When Applegren’s professional baseball days were over, she returned to Peoria and worked as a data entry clerk for insurance benefits. She had pitched a total of 205 games and played a total of 386 games.

When the women of the AAGPBL were inducted into the Baseball Hall of Fame in 1988, Applegren and her family made the trip to Cooperstown, New York.

Writing about the event, Applegren said, “When you concede both the pioneer nature of the AAGPBL and the league’s high caliber of play, it seems only fitting the AAGPBL be accorded such a place of honor in the history of our national pastime.”

Rudolph said one of the things Applegren liked the most about the league was the camaraderie of all the players during the years they played, as well as after the league ended in 1954.

“They still hold reunions every year and put out a quarterly magazine to update everyone on the remaining players’ lives,” Rudolph said.

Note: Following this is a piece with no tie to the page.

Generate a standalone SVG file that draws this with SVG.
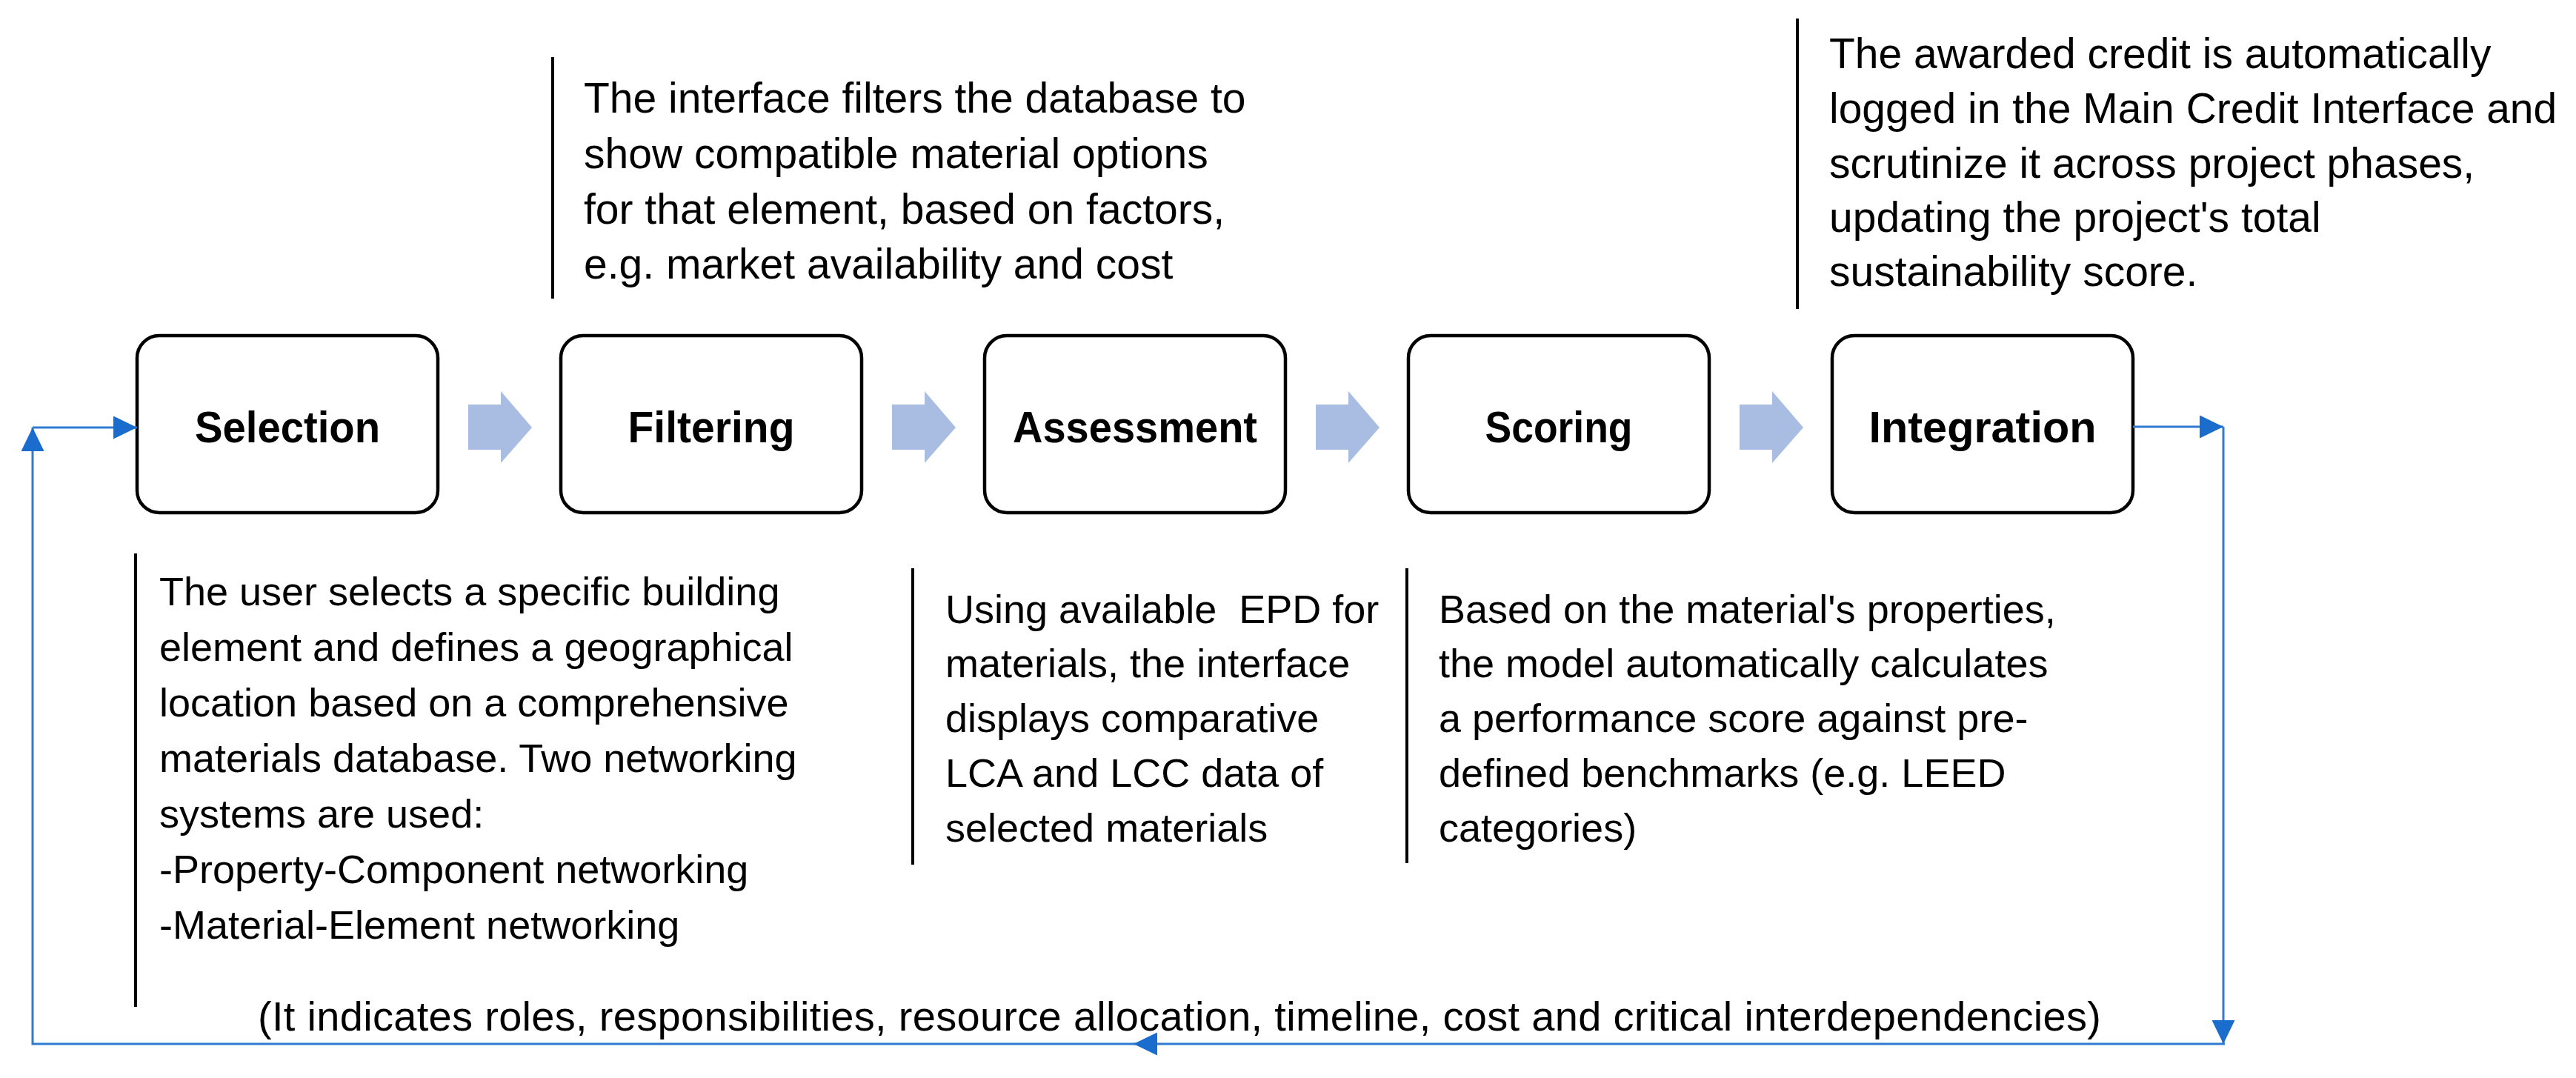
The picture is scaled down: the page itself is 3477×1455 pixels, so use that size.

Applegren will turn 83 years old Monday. In order to honor her contribution to women’s professional baseball, Washington Christian Village will show a documentary on the league, as well as films showing its induction into the Hall of Fame 1 to 3 p.m. Friday.  Applegren’s collection of programs from all the teams and her original glove will be among other memorabilia displayed. Ballpark favorites, hot dogs, popcorn, peanuts and lemonade, will be served.